Private Evals: Your Deepest Moat
Forget obsessing over which large language model to pick. Microsoft CEO Satya Nadella has a blunt message for founders: your most important intellectual property in the AI age won't be the model itself, but your 'private evals.' These are the proprietary evaluation methods and datasets you use to test, refine, and improve AI performance for your specific business. “Every company having private evals maybe the biggest IP,” Nadella explained. "I think about it."
He isn't talking about generic benchmarks. This is about building highly specific, internal systems that understand your unique data, your customer's context, and your internal tools. Imagine having a suite of tests so precise, so tailored to your operations, that they alone can tell you if an AI is truly adding value or just spitting out plausible text. These evals capture your company's intelligence, making it distinct and defensible. Nadella added, “What's that private eval that you can then use even a frontier model to hill climb on and not leak the traces maybe one of the biggest drivers of IP.”
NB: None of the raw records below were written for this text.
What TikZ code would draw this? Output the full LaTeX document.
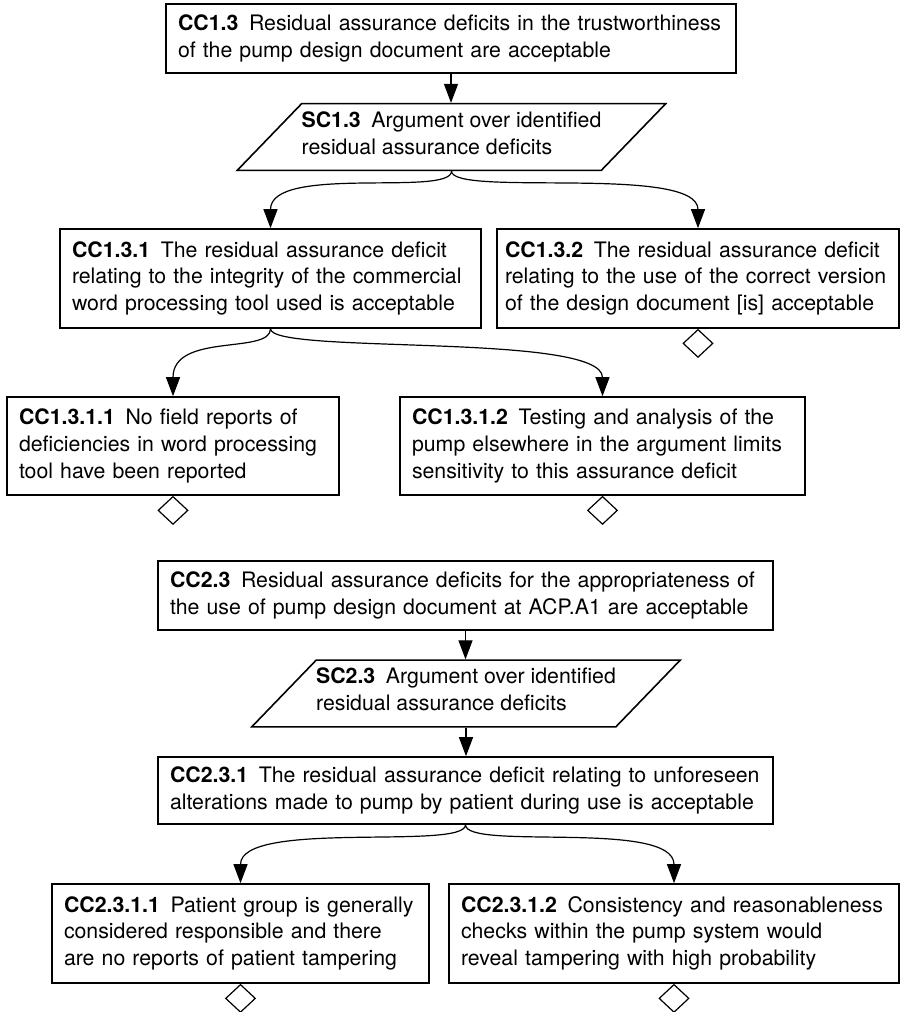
\documentclass[tikz,border=0pt]{standalone}
\usepackage{fontspec}
\setmainfont{TeX Gyre Heros}
\usetikzlibrary{shapes.geometric, positioning, arrows.meta}
\tikzset{
->, % every connector is directed
>={Triangle[length=9.5pt, width=7pt]}, % solid heads
claim/.style={draw, line width=0.8pt, rectangle, align=left, inner xsep=6pt, inner ysep=1pt, font=\fontsize{10.65}{13.4}\selectfont, execute at begin node=\strut, execute at end node=\strut}, % claim boxes
strategy/.style={draw, line width=0.8pt, trapezium, trapezium left angle=46, trapezium right angle=134, align=left, inner xsep=0pt, inner ysep=4pt, font=\fontsize{10.65}{13.4}\selectfont, execute at begin node=\strut, execute at end node=\strut}, % strategy parallelograms
undev/.style={draw, line width=0.6pt, diamond, inner sep=0pt, minimum width=15pt, minimum height=14pt}, % undeveloped marker
forked/.style={out=-90, in=90, out distance=13pt, in distance=32pt}, % split connectors
}

\begin{document}
\begin{tikzpicture}[x=0.5pt, y=0.5pt, line width=0.6pt]
                \useasboundingbox (0,0) rectangle (900,1012);

                \node[claim, text width=273pt, minimum height=34.5pt] (cc13) at (451,973.5) {\textbf{CC1.3}\enspace Residual assurance deficits in the trustworthiness\\of the pump design document are acceptable};
                \node[strategy] (sc13) at (451.5,875) {\textbf{SC1.3}\enspace Argument over identified\\residual assurance deficits};
                \node[claim, text width=198.5pt, minimum height=49.5pt] (cc131) at (270.5,733.5) {\textbf{CC1.3.1}\enspace The residual assurance deficit\\relating to the integrity of the commercial\\word processing tool used is acceptable};
                \node[claim, inner xsep=4pt, text width=193pt, minimum height=49.5pt] (cc132) at (698,733.5) {\textbf{CC1.3.2}\enspace The residual assurance deficit\\relating to the use of the correct version\\of the design document [is] acceptable};
                \node[claim, text width=154pt, minimum height=49pt] (cc1311) at (173,566) {\textbf{CC1.3.1.1}\enspace No field reports of\\deficiencies in word processing\\tool have been reported};
                \node[claim, text width=190.5pt, minimum height=49pt] (cc1312) at (602.5,566) {\textbf{CC1.3.1.2}\enspace Testing and analysis of the\\pump elsewhere in the argument limits\\sensitivity to this assurance deficit};

                \node[undev, below=0pt of cc132] (u132) {};
                \node[undev, below=0pt of cc1311] (u1311) {};
                \node[undev, below=0pt of cc1312] (u1312) {};

                \node[claim, text width=295.5pt, minimum height=34.5pt] (cc23) at (465.5,416.5) {\textbf{CC2.3}\enspace Residual assurance deficits for the appropriateness of\\the use of pump design document at ACP.A1 are acceptable};
                \node[strategy] (sc23) at (466,318.5) {\textbf{SC2.3}\enspace Argument over identified\\residual assurance deficits};
                \node[claim, text width=295.5pt, minimum height=33.5pt] (cc231) at (465.5,221.5) {\textbf{CC2.3.1}\enspace The residual assurance deficit relating to unforeseen\\alterations made to pump by patient during use is acceptable};
                \node[claim, text width=176.5pt, minimum height=49.5pt] (cc2311) at (240.5,78.5) {\textbf{CC2.3.1.1}\enspace Patient group is generally\\considered responsible and there\\are no reports of patient tampering};
                \node[claim, text width=213pt, minimum height=49.5pt] (cc2312) at (674,78.5) {\textbf{CC2.3.1.2}\enspace Consistency and reasonableness\\checks within the pump system would\\reveal tampering with high probability};

                \node[undev, below=0pt of cc2311] (u2311) {};
                \node[undev, below=0pt of cc2312] (u2312) {};

                \draw (cc13.south) -- (cc13.south |- sc13.north);
                \draw (sc13.center |- sc13.south) to[forked] (cc131.north);
                \draw (sc13.center |- sc13.south) to[forked] (cc132.north);
                \draw (cc131.south) to[forked] (cc1311.north);
                \draw (cc131.south) to[forked] (cc1312.north);

                \draw (cc23.south) -- (cc23.south |- sc23.north);
                \draw (sc23.center |- sc23.south) -- (sc23.center |- cc231.north);
                \draw (cc231.south) to[forked] (cc2311.north);
                \draw (cc231.south) to[forked] (cc2312.north);
            \end{tikzpicture}
\end{document}
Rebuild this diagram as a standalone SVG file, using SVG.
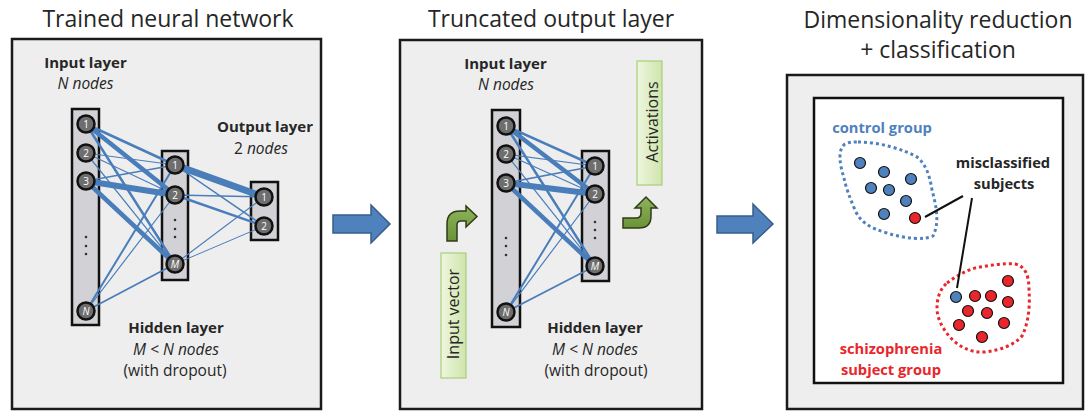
<svg xmlns="http://www.w3.org/2000/svg" width="1085" height="412" viewBox="0 0 1085 412">
<defs>
<style>
.panel{fill:#eeeeee;stroke:#1a1a1a;stroke-width:2.5}
.col{fill:#d2d2d6;stroke:#111;stroke-width:2.5}
.neu{fill:#6e6e6e;stroke:#111;stroke-width:2.5}
.nl{font-family:"Open Sans",sans-serif;font-size:10px;fill:#fff;text-anchor:middle}
.it{font-style:italic}
.title{font-family:"Open Sans",sans-serif;font-size:23px;fill:#262626;text-anchor:middle}
.lbl{font-family:"Open Sans",sans-serif;font-size:15.5px;fill:#262626;text-anchor:middle}
.b{font-weight:bold;font-size:15px}
.p3{font-size:14.7px}
.dot{fill:#333}
.w{stroke:#4a7ebb;stroke-linecap:round;fill:none}
.big{fill:#4f81bd;stroke:#385d8a;stroke-width:1.5}
.green{fill:url(#gbox);stroke:#a9cf7c;stroke-width:1.2}
.garr{fill:url(#garr);stroke:#2e3d18;stroke-width:1.5}
.ctrl{fill:#4f81bd;stroke:#111;stroke-width:1.2}
.scz{fill:#e8262c;stroke:#111;stroke-width:1.2}
</style>
<linearGradient id="gbox" x1="0" y1="0" x2="1" y2="0">
<stop offset="0" stop-color="#eef6df"/><stop offset="1" stop-color="#cfe5ab"/>
</linearGradient>
<linearGradient id="garr" x1="0" y1="0" x2="0" y2="1">
<stop offset="0" stop-color="#8db45a"/><stop offset="1" stop-color="#6b9239"/>
</linearGradient>
</defs>

<!-- Titles -->
<text class="title" x="168" y="27">Trained neural network</text>
<text class="title" x="551" y="27">Truncated output layer</text>
<text class="title" x="938" y="28">Dimensionality reduction</text>
<text class="title" x="938" y="58">+ classification</text>

<!-- Panel 1 -->
<g id="panel1">
<rect class="panel" x="12" y="39" width="309" height="370"/>
<text class="lbl b" x="85.5" y="68">Input layer</text>
<text class="lbl it" x="85.5" y="89">N nodes</text>
<text class="lbl b" x="265" y="132">Output layer</text>
<text class="lbl" x="261" y="154">2 <tspan class="it">nodes</tspan></text>
<text class="lbl b" x="176" y="333">Hidden layer</text>
<text class="lbl it" x="176" y="355">M &lt; N nodes</text>
<text class="lbl" x="175" y="376">(with dropout)</text>
</g>

<g id="p1-input-layer">
<rect class="col" x="72" y="109" width="27" height="216"/>
<circle class="dot" cx="86" cy="237" r="1.3"/><circle class="dot" cx="86" cy="246" r="1.3"/><circle class="dot" cx="86" cy="254" r="1.3"/>
</g>
<g id="p1-hidden-layer">
<rect class="col" x="162" y="151" width="26" height="129"/>
<circle class="dot" cx="175" cy="220" r="1.3"/><circle class="dot" cx="175" cy="229" r="1.3"/><circle class="dot" cx="175" cy="237" r="1.3"/>
</g>
<g id="p1-output-layer">
<rect class="col" x="251" y="182" width="27" height="58"/>
</g>

<!-- Panel 2 -->
<g id="panel2">
<rect class="panel" x="400" y="40" width="302" height="369"/>
<text class="lbl b" x="505.5" y="69">Input layer</text>
<text class="lbl it" x="506" y="90">N nodes</text>
<text class="lbl b" x="595" y="333">Hidden layer</text>
<text class="lbl it" x="595" y="355">M &lt; N nodes</text>
<text class="lbl" x="596" y="376">(with dropout)</text>
</g>
<g id="p2-input-layer">
<rect class="col" x="492" y="110" width="28" height="217"/>
<circle class="dot" cx="506" cy="238" r="1.3"/><circle class="dot" cx="506" cy="246" r="1.3"/><circle class="dot" cx="506" cy="255" r="1.3"/>
</g>
<g id="p2-hidden-layer">
<rect class="col" x="582" y="151" width="27" height="130"/>
<circle class="dot" cx="595" cy="222" r="1.3"/><circle class="dot" cx="595" cy="230" r="1.3"/><circle class="dot" cx="595" cy="238" r="1.3"/>
</g>

<!-- Connectors -->
<g id="connectors">
<line class="w" x1="86" y1="124" x2="175" y2="165" stroke-width="2.5"/>
<line class="w" x1="86" y1="124" x2="175" y2="195" stroke-width="4.5"/>
<line class="w" x1="86" y1="124" x2="175" y2="264" stroke-width="2.5"/>
<line class="w" x1="86" y1="153" x2="175" y2="165" stroke-width="1.2"/>
<line class="w" x1="86" y1="153" x2="175" y2="195" stroke-width="1.2"/>
<line class="w" x1="86" y1="153" x2="175" y2="264" stroke-width="1.2"/>
<line class="w" x1="86" y1="181" x2="175" y2="165" stroke-width="1.5"/>
<line class="w" x1="86" y1="181" x2="175" y2="195" stroke-width="6"/>
<line class="w" x1="86" y1="181" x2="175" y2="264" stroke-width="4.5"/>
<line class="w" x1="86" y1="311" x2="175" y2="165" stroke-width="2"/>
<line class="w" x1="86" y1="311" x2="175" y2="195" stroke-width="1.2"/>
<line class="w" x1="86" y1="311" x2="175" y2="264" stroke-width="1.8"/>
<line class="w" x1="175" y1="165" x2="264" y2="197" stroke-width="7"/>
<line class="w" x1="175" y1="165" x2="264" y2="226" stroke-width="1.5"/>
<line class="w" x1="175" y1="195" x2="264" y2="197" stroke-width="1.5"/>
<line class="w" x1="175" y1="195" x2="264" y2="226" stroke-width="2.5"/>
<line class="w" x1="175" y1="264" x2="264" y2="197" stroke-width="1.2"/>
<line class="w" x1="175" y1="264" x2="264" y2="226" stroke-width="1"/>
<line class="w" x1="506" y1="126" x2="595" y2="166" stroke-width="2.5"/>
<line class="w" x1="506" y1="126" x2="595" y2="194" stroke-width="4.5"/>
<line class="w" x1="506" y1="126" x2="595" y2="266" stroke-width="2.5"/>
<line class="w" x1="506" y1="154" x2="595" y2="166" stroke-width="1.2"/>
<line class="w" x1="506" y1="154" x2="595" y2="194" stroke-width="1.2"/>
<line class="w" x1="506" y1="154" x2="595" y2="266" stroke-width="1.2"/>
<line class="w" x1="506" y1="183" x2="595" y2="166" stroke-width="1.5"/>
<line class="w" x1="506" y1="183" x2="595" y2="194" stroke-width="6"/>
<line class="w" x1="506" y1="183" x2="595" y2="266" stroke-width="4.5"/>
<line class="w" x1="506" y1="312" x2="595" y2="166" stroke-width="2"/>
<line class="w" x1="506" y1="312" x2="595" y2="194" stroke-width="1.2"/>
<line class="w" x1="506" y1="312" x2="595" y2="266" stroke-width="1.8"/>
</g>

<!-- Neurons panel 1 -->
<g id="p1-i1"><circle class="neu" cx="86" cy="124" r="8.5"/><text class="nl" x="86" y="127.5">1</text></g>
<g id="p1-i2"><circle class="neu" cx="86" cy="153" r="8.5"/><text class="nl" x="86" y="156.5">2</text></g>
<g id="p1-i3"><circle class="neu" cx="86" cy="181" r="8.5"/><text class="nl" x="86" y="184.5">3</text></g>
<g id="p1-iN"><circle class="neu" cx="86" cy="311" r="8.5"/><text class="nl it" x="86" y="314.5">N</text></g>
<g id="p1-h1"><circle class="neu" cx="175" cy="165" r="8.5"/><text class="nl" x="175" y="168.5">1</text></g>
<g id="p1-h2"><circle class="neu" cx="175" cy="195" r="8.5"/><text class="nl" x="175" y="198.5">2</text></g>
<g id="p1-hM"><circle class="neu" cx="175" cy="264" r="8.5"/><text class="nl it" x="175" y="267.5">M</text></g>
<g id="p1-o1"><circle class="neu" cx="264" cy="197" r="8.5"/><text class="nl" x="264" y="200.5">1</text></g>
<g id="p1-o2"><circle class="neu" cx="264" cy="226" r="8.5"/><text class="nl" x="264" y="229.5">2</text></g>

<!-- Neurons panel 2 -->
<g id="p2-i1"><circle class="neu" cx="506" cy="126" r="8.5"/><text class="nl" x="506" y="129.5">1</text></g>
<g id="p2-i2"><circle class="neu" cx="506" cy="154" r="8.5"/><text class="nl" x="506" y="157.5">2</text></g>
<g id="p2-i3"><circle class="neu" cx="506" cy="183" r="8.5"/><text class="nl" x="506" y="186.5">3</text></g>
<g id="p2-iN"><circle class="neu" cx="506" cy="312" r="8.5"/><text class="nl it" x="506" y="315.5">N</text></g>
<g id="p2-h1"><circle class="neu" cx="595" cy="166" r="8.5"/><text class="nl" x="595" y="169.5">1</text></g>
<g id="p2-h2"><circle class="neu" cx="595" cy="194" r="8.5"/><text class="nl" x="595" y="197.5">2</text></g>
<g id="p2-hM"><circle class="neu" cx="595" cy="266" r="8.5"/><text class="nl it" x="595" y="269.5">M</text></g>

<!-- Green boxes and arrows -->
<g id="activations">
<rect class="green" x="637" y="61" width="25" height="124"/>
<text class="lbl" transform="translate(657.5,122) rotate(-90)" x="0" y="0" style="font-size:16px">Activations</text>
</g>
<g id="input-vector">
<rect class="green" x="441" y="253" width="25" height="125"/>
<text class="lbl" transform="translate(459,314) rotate(-90)" x="0" y="0" style="font-size:16px">Input vector</text>
</g>
<g id="green-arrow-in">
<path class="garr" d="M447,241 L447,224 Q447,211 460,211 L466,211 L466,206 L477,216.5 L466,227 L466,221 L461,221 Q457,221 457,225 L457,241 Z"/>
</g>
<g id="green-arrow-out">
<path class="garr" d="M623,218 L636,218 Q641,218 641,213 L641,208 L635,208 L646,197 L657,208 L651,208 L651,216 Q651,228 639,228 L623,228 Z"/>
</g>

<!-- Blue block arrows -->
<g id="arrow1"><path class="big" d="M333,215 L371,215 L371,205 L390,224 L371,243 L371,233 L333,233 Z"/></g>
<g id="arrow2"><path class="big" d="M717,216 L753,216 L753,204 L773,224 L753,243 L753,233 L717,233 Z"/></g>

<!-- Panel 3 -->
<g id="panel3">
<rect class="panel" x="787" y="75" width="296" height="334"/>
<rect x="814" y="98" width="249" height="285" fill="#ffffff" stroke="#111" stroke-width="2.5"/>
</g>
<g id="control-group">
<path d="M858,142 C880,142 905,150 917,157 C927,165 930,178 932,190 C936,205 940,222 933,236 C925,240 905,239 887,233 C870,228 860,222 855,210 C850,198 846,188 844,178 C840,165 837,150 845,144 C849,142 853,142 858,142 Z" fill="none" stroke="#4f81bd" stroke-width="3" stroke-dasharray="3,3"/>
<text class="lbl b p3" x="882" y="133" style="fill:#4f81bd">control group</text>
<circle class="ctrl" cx="860" cy="163" r="5.5"/>
<circle class="ctrl" cx="884" cy="172" r="5.5"/>
<circle class="ctrl" cx="911" cy="179" r="5.5"/>
<circle class="ctrl" cx="871" cy="188" r="5.5"/>
<circle class="ctrl" cx="889" cy="190" r="5.5"/>
<circle class="ctrl" cx="906" cy="201" r="5.5"/>
<circle class="ctrl" cx="884" cy="214" r="5.5"/>
<circle class="scz" cx="915" cy="218" r="5.5"/>
</g>
<g id="schizophrenia-group">
<path d="M947,283 C958,275 968,269 980,267 C992,265 1005,263 1015,264 C1025,266 1029,275 1029,290 C1030,305 1029,322 1022,336 C1013,346 1000,350 985,352 C970,353 958,346 950,337 C942,328 937,318 937,308 C937,298 940,289 947,283 Z" fill="none" stroke="#e8262c" stroke-width="3" stroke-dasharray="3,3"/>
<text class="lbl b p3" x="891" y="354" style="fill:#e8262c">schizophrenia</text>
<text class="lbl b p3" x="891" y="375" style="fill:#e8262c">subject group</text>
<circle class="scz" cx="1008" cy="281" r="5.5"/>
<circle class="ctrl" cx="956" cy="297" r="5.5"/>
<circle class="scz" cx="975" cy="296" r="5.5"/>
<circle class="scz" cx="991" cy="296" r="5.5"/>
<circle class="scz" cx="1008" cy="302" r="5.5"/>
<circle class="scz" cx="968" cy="311" r="5.5"/>
<circle class="scz" cx="987" cy="313" r="5.5"/>
<circle class="scz" cx="959" cy="325" r="5.5"/>
<circle class="scz" cx="1004" cy="323" r="5.5"/>
<circle class="scz" cx="982" cy="337" r="5.5"/>
</g>
<g id="misclassified">
<text class="lbl b p3" x="1003" y="168">misclassified</text>
<text class="lbl b p3" x="1004" y="189">subjects</text>
<line x1="925" y1="217" x2="963" y2="196" stroke="#111" stroke-width="2"/>
<line x1="972" y1="198" x2="957" y2="288" stroke="#111" stroke-width="2"/>
</g>
</svg>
The “Acid Test” for AI Control
How do you know if you actually control your AI, or if you're just renting intelligence from a large model provider? Nadella offers a straightforward 'acid test.' He asks if you have an evaluation method that is so private and powerful that you can swap out the underlying AI model and still see gains. “You have an eval that's private. You're using a Model A. Can you switch it to Model B and you know, climb up? If you can, then you're in control. If you can't, you're not in control,” he said.
This isn't just theory. It's a pragmatic approach to avoid vendor lock-in. If your improvements depend entirely on one model, you're tethered to that provider's roadmap, pricing, and capabilities. An open platform approach, where you can bring in different models and use your private evals to test them, gives you power. “Having an open harness, letting all models come in, having your evals, your contexts, your tools help you hill climb, I think is the skills that an AI native startup needs, a SaaS company needs, or every enterprise needs,” Nadella stated. This ensures your company's intelligence grows, independent of external model shifts, securing long-term value.
What to Do With This
Stop chasing the latest model announcement. Instead, identify one core business process where AI could drive a specific, measurable gain this quarter. Build a private evaluation set for that process: a small, proprietary dataset of inputs, expected outputs, and a quantitative metric to score AI performance. Then, experiment with two different frontier models against your private evals. This week, start mapping out those first few data points and your scoring criteria.